USA team member
We have made some improvements to the WCG system today that should improve the download situation (repeated download attempts and "transient" HTTP errors in the BOINC client logs). In short, we have doubled the number of World Community Grid download servers and have begun tuning a related part of the system.
A somewhat longer explanation:
The WCG back-end system operates as a network of virtual servers on a private cloud. File-upload and download requests are received first by our load balancer, which directs each request to an available upload/download server. As designed, our system should run with two u/d servers, but one of them was affected by a mysterious network problem that has kept several of our virtual servers offline for weeks. We suspected ghosts, cursed VM images, and OpenStack glitches, but recently, our hosting provider ruled those out for us, determining the problem to lie between a physical server a router. The problem is not 100% fixed, but with the cause identified, we managed to squeeze the second u/d VM onto another physical server, and successfully brought it online about 9.5 hours ago.

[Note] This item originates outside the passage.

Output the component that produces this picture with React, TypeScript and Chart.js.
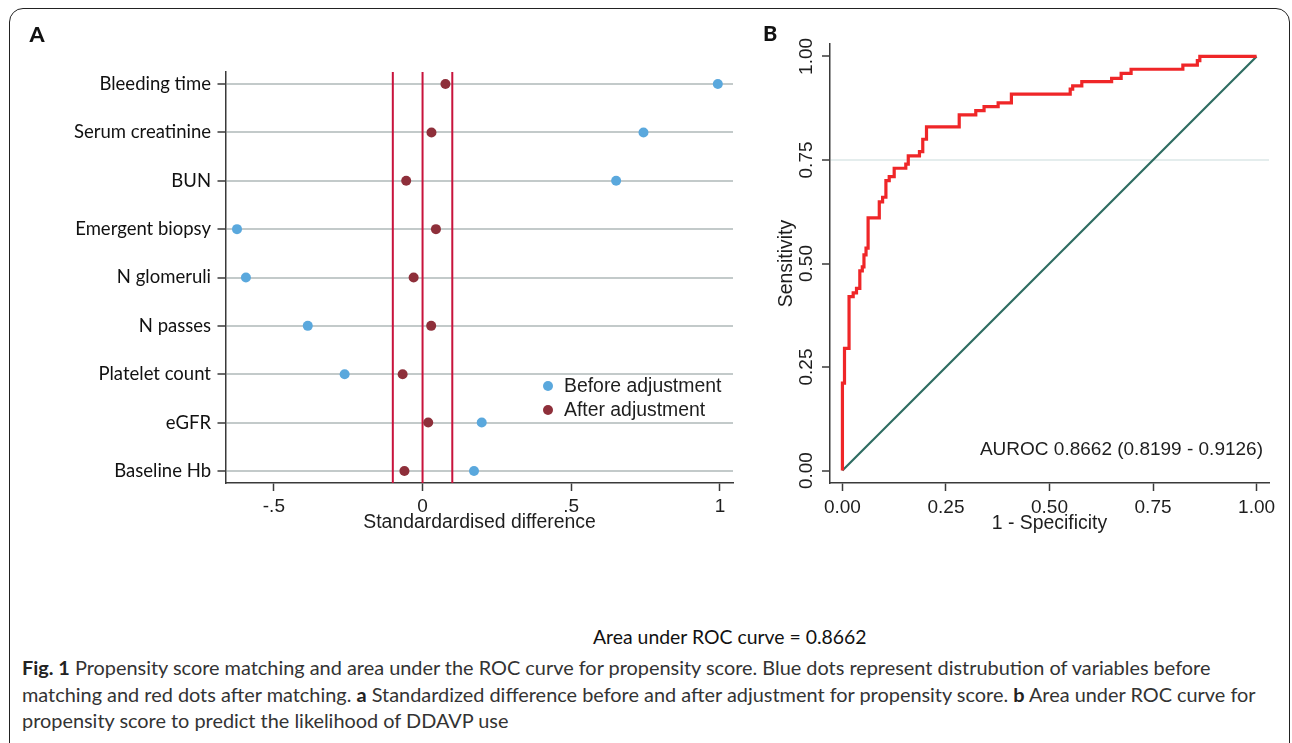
import React, { useEffect, useRef } from "react";
import { Chart, registerables } from "chart.js";

Chart.register(...registerables);

// ---------------- data (panel A) ----------------
const categories = [
  "Bleeding time",
  "Serum creatinine",
  "BUN",
  "Emergent biopsy",
  "N glomeruli",
  "N passes",
  "Platelet count",
  "eGFR",
  "Baseline Hb",
];
const beforeAdjustment = [0.993, 0.743, 0.651, -0.624, -0.594, -0.386, -0.262, 0.199, 0.173];
const afterAdjustment = [0.077, 0.03, -0.055, 0.045, -0.03, 0.029, -0.067, 0.019, -0.061];
const thresholdLines = [-0.1, 0, 0.1];
const stdDiffTicks = [-0.5, 0, 0.5, 1];
const stdDiffRange = [-0.661, 1.044];
const rowRange = [0.75, 9.25];
const legendLabels = ["Before adjustment", "After adjustment"];

// ---------------- data (panel B) ----------------
const rocFpr = [
  0, 0, 0.005, 0.016, 0.026, 0.034, 0.042, 0.048, 0.052, 0.057, 0.062, 0.089, 0.097, 0.105,
  0.113, 0.125, 0.153, 0.159, 0.186, 0.194, 0.203, 0.282, 0.322, 0.342, 0.376, 0.408, 0.55,
  0.556, 0.578, 0.65, 0.673, 0.697, 0.822, 0.857, 0.863, 1.0,
];
const rocTpr = [
  0, 0.211, 0.295, 0.42, 0.429, 0.44, 0.482, 0.492, 0.521, 0.537, 0.61, 0.649, 0.66, 0.7, 0.71,
  0.73, 0.74, 0.76, 0.77, 0.8, 0.83, 0.859, 0.869, 0.879, 0.888, 0.909, 0.921, 0.929, 0.939,
  0.947, 0.959, 0.969, 0.979, 0.99, 1.0, 1.0,
];
const chanceFpr = [0, 1];
const chanceTpr = [0, 1];
const rocTicks = [0, 0.25, 0.5, 0.75, 1];
const rocRange = [-0.03, 1.03];
const rocRefLine = 0.75;
const aurocText = "AUROC 0.8662 (0.8199 - 0.9126)";
const areaText = "Area under ROC curve = 0.8662";

// ---------------- styles ----------------
const ARIAL = "'Liberation Sans', Arial, sans-serif";
const MYRIAD = "Lato, 'Open Sans', sans-serif";
const AXIS = "#3a3a3a";
const TEXT = "#1e1e1e";
const BLUE = "#5aa8dd";
const DARKRED = "#8e2f3a";
const CRIMSON = "#c8133c";
const ROWGRAY = "#c3caca";
const ROCRED = "#ef2628";
const TEAL = "#2f6d62";
const REFGRAY = "#e4eded";

const fmtStd = (v: number) => {
  if (v === 0) return "0";
  const s = String(v);
  return s.replace(/^(-?)0\./, "$1.");
};

function useChartA(ref: React.RefObject<HTMLCanvasElement>) {
  useEffect(() => {
    if (!ref.current) return;
    const chart = new Chart(ref.current, {
      type: "scatter",
      data: {
        datasets: [
          {
            label: legendLabels[0],
            data: categories.map((_, i) => ({ x: beforeAdjustment[i], y: i + 1 })),
            backgroundColor: BLUE,
            borderWidth: 0,
            pointRadius: 5,
            order: 1,
          },
          {
            label: legendLabels[1],
            data: categories.map((_, i) => ({ x: afterAdjustment[i], y: i + 1 })),
            backgroundColor: DARKRED,
            borderWidth: 0,
            pointRadius: 5,
            order: 0,
          },
          ...thresholdLines.map((v) => ({
            label: "threshold " + v,
            data: [
              { x: v, y: rowRange[0] },
              { x: v, y: rowRange[1] },
            ],
            showLine: true,
            borderColor: CRIMSON,
            borderWidth: 2,
            pointRadius: 0,
            order: 5,
          })),
        ],
      },
      options: {
        animation: false,
        responsive: false,
        events: [],
        layout: { padding: { left: 0, top: 72, right: 27, bottom: 17 } },
        plugins: { legend: { display: false }, tooltip: { enabled: false } },
        scales: {
          x: {
            type: "linear",
            min: stdDiffRange[0],
            max: stdDiffRange[1],
            afterBuildTicks: (s: any) => {
              s.ticks = stdDiffTicks.map((v) => ({ value: v }));
            },
            afterFit: (s: any) => {
              s.height = 60;
            },
            ticks: {
              callback: (v: any) => fmtStd(Number(v)),
              font: { family: ARIAL, size: 19 },
              color: TEXT,
              padding: 4,
              autoSkip: false,
              maxRotation: 0,
            },
            grid: { drawOnChartArea: false, drawTicks: true, tickLength: 8, tickColor: AXIS, tickWidth: 1.5 },
            border: { display: true, color: AXIS, width: 1.5 },
            title: {
              display: true,
              text: "Standardardised difference",
              font: { family: ARIAL, size: 19.4 },
              color: TEXT,
              padding: { top: 0, bottom: 8.5 },
            },
          },
          y: {
            type: "linear",
            reverse: true,
            min: rowRange[0],
            max: rowRange[1],
            afterBuildTicks: (s: any) => {
              s.ticks = categories.map((_, i) => ({ value: i + 1 }));
            },
            afterFit: (s: any) => {
              s.width = 226;
            },
            ticks: {
              callback: (v: any) => categories[Math.round(Number(v)) - 1],
              font: { family: MYRIAD, size: 18.5 },
              color: "#111",
              padding: 6.5,
              autoSkip: false,
            },
            grid: {
              color: ROWGRAY,
              lineWidth: 2,
              drawTicks: true,
              tickLength: 8.5,
              tickColor: AXIS,
              tickWidth: 1.5,
            },
            border: { display: true, color: AXIS, width: 1.5 },
          },
        },
      } as any,
    });
    return () => chart.destroy();
  }, []);
}

function useChartB(ref: React.RefObject<HTMLCanvasElement>) {
  useEffect(() => {
    if (!ref.current) return;
    const chart = new Chart(ref.current, {
      type: "scatter",
      data: {
        datasets: [
          {
            label: "ROC",
            data: rocFpr.map((x, i) => ({ x, y: rocTpr[i] })),
            showLine: true,
            stepped: true,
            borderColor: ROCRED,
            borderWidth: 3.2,
            borderJoinStyle: "miter",
            borderCapStyle: "butt",
            pointRadius: 0,
            order: 0,
          },
          {
            label: "Reference",
            data: chanceFpr.map((x, i) => ({ x, y: chanceTpr[i] })),
            showLine: true,
            borderColor: TEAL,
            borderWidth: 2.2,
            pointRadius: 0,
            order: 1,
          },
        ],
      },
      options: {
        animation: false,
        responsive: false,
        events: [],
        layout: { padding: { left: 0, top: 44, right: 23, bottom: 17 } },
        plugins: { legend: { display: false }, tooltip: { enabled: false } },
        scales: {
          x: {
            type: "linear",
            min: rocRange[0],
            max: rocRange[1],
            afterBuildTicks: (s: any) => {
              s.ticks = rocTicks.map((v) => ({ value: v }));
            },
            afterFit: (s: any) => {
              s.height = 60;
            },
            ticks: {
              callback: (v: any) => Number(v).toFixed(2),
              font: { family: ARIAL, size: 19 },
              color: TEXT,
              padding: 5,
              autoSkip: false,
              maxRotation: 0,
            },
            grid: { drawOnChartArea: false, drawTicks: true, tickLength: 8, tickColor: AXIS, tickWidth: 1.5 },
            border: { display: true, color: AXIS, width: 1.5 },
            title: {
              display: true,
              text: "1 - Specificity",
              font: { family: ARIAL, size: 19.4 },
              color: TEXT,
              padding: { top: 0, bottom: 7.5 },
            },
          },
          y: {
            type: "linear",
            min: rocRange[0],
            max: rocRange[1],
            afterBuildTicks: (s: any) => {
              s.ticks = rocTicks.map((v) => ({ value: v }));
            },
            afterFit: (s: any) => {
              s.width = 70;
            },
            ticks: {
              callback: (v: any) => Number(v).toFixed(2),
              font: { family: ARIAL, size: 19 },
              color: TEXT,
              padding: -3,
              minRotation: 90,
              maxRotation: 90,
              crossAlign: "center",
              autoSkip: false,
            },
            grid: {
              color: (ctx: any) =>
                ctx.tick && Math.abs(ctx.tick.value - rocRefLine) < 1e-9 ? REFGRAY : "rgba(0,0,0,0)",
              lineWidth: 2,
              drawTicks: true,
              tickLength: 8,
              tickColor: AXIS,
              tickWidth: 1.5,
            },
            border: { display: true, color: AXIS, width: 1.5 },
            title: {
              display: true,
              text: "Sensitivity",
              font: { family: ARIAL, size: 19.4 },
              color: TEXT,
              padding: { top: 15, bottom: 0 },
            },
          },
        },
      } as any,
    });
    return () => chart.destroy();
  }, []);
}

const abs = (left: number, centerY: number, size: number, extra: React.CSSProperties = {}): React.CSSProperties => ({
  position: "absolute",
  left,
  top: centerY - size * 0.75,
  height: size * 1.5,
  lineHeight: `${size * 1.5}px`,
  fontSize: size,
  whiteSpace: "nowrap",
  margin: 0,
  ...extra,
});

export default function App() {
  const refA = useRef<HTMLCanvasElement>(null);
  const refB = useRef<HTMLCanvasElement>(null);
  useChartA(refA);
  useChartB(refB);

  const dot = (cx: number, cy: number, color: string): React.CSSProperties => ({
    position: "absolute",
    left: cx - 5,
    top: cy - 5,
    width: 10,
    height: 10,
    borderRadius: "50%",
    background: color,
  });

  return (
    <div
      style={{
        position: "fixed",
        left: 0,
        top: 0,
        width: 1292,
        height: 743,
        overflow: "hidden",
        background: "#fff",
      }}
    >
      <div
        style={{
          position: "absolute",
          left: 9,
          top: 8,
          width: 1281,
          height: 780,
          boxSizing: "border-box",
          border: "1.5px solid #222",
          borderRadius: 14,
        }}
      />
      <canvas ref={refA} width={760} height={560} style={{ position: "absolute", left: 0, top: 0 }} />
      <canvas ref={refB} width={532} height={560} style={{ position: "absolute", left: 760, top: 0 }} />

      <div style={abs(29.5, 34.2, 21.5, { fontFamily: MYRIAD, fontWeight: 900, color: "#111" })}>A</div>
      <div style={abs(763, 33.6, 21.5, { fontFamily: MYRIAD, fontWeight: 900, color: "#111" })}>B</div>

      <div style={dot(547.7, 385.7, BLUE)} />
      <div style={dot(547.7, 410, DARKRED)} />
      <div style={abs(564, 385.5, 19.4, { fontFamily: ARIAL, color: TEXT })}>{legendLabels[0]}</div>
      <div style={abs(564, 410, 19.4, { fontFamily: ARIAL, color: TEXT })}>{legendLabels[1]}</div>

      <div style={abs(863, 449.5, 19, { fontFamily: ARIAL, color: TEXT, width: 400, textAlign: "right" })}>
        {aurocText}
      </div>

      <div style={abs(593, 637, 19.4, { fontFamily: MYRIAD, color: "#111" })}>{areaText}</div>

      <div style={abs(22, 668, 19.9, { fontFamily: MYRIAD, color: "#333" })}>
        <b style={{ color: "#222" }}>Fig. 1</b> Propensity score matching and area under the ROC curve for propensity
        score. Blue dots represent distrubution of variables before
      </div>
      <div style={abs(22, 695, 19.9, { fontFamily: MYRIAD, color: "#333" })}>
        matching and red dots after matching. <b style={{ color: "#222" }}>a</b> Standardized difference before and
        after adjustment for propensity score. <b style={{ color: "#222" }}>b</b> Area under ROC curve for
      </div>
      <div style={abs(22, 721, 19.9, { fontFamily: MYRIAD, color: "#333" })}>
        propensity score to predict the likelihood of DDAVP use
      </div>
    </div>
  );
}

Prior to that happy event, we looked into the source of the "transient" errors reported in client logs. As it happens, the BOINC client will log almost any kind of HTTP/HTTPS error status as a "transient HTTP error". We first investigated our upload/download server, but its logs showed a >99.9% rate of successful responses, and the server load was generally low. Whatever the exact errors the clients were receiving, it seemed they did not come directly there. So we moved on to the load balancer. Our load balancer runs HAProxy. Examining its operating stats showed it was the source of the BOINC "transient" errors, apparently configured to be a little over-protective of our u/d server, turning down lots of requests. Our HAProxy configuration was originally copied from IBM's, then adapted to work in the new environment, though we left many of parameters unchanged -- maximum number of simultaneous connections, etc. As it turns out, some of those settings do not work well in the Krembil WCG cluster, at least when we're at 50% download capacity. We made a cautious change or two, but with the new server online now, we will wait until the system settles into a new equilibrium to resume parameter tuning.
The changes probably won't eliminate the "transient" errors -- initial stats from HAProxy say both download servers are saturated now, but hopefully the second download server reduces the pain, and tuning our load balancer should improve things further.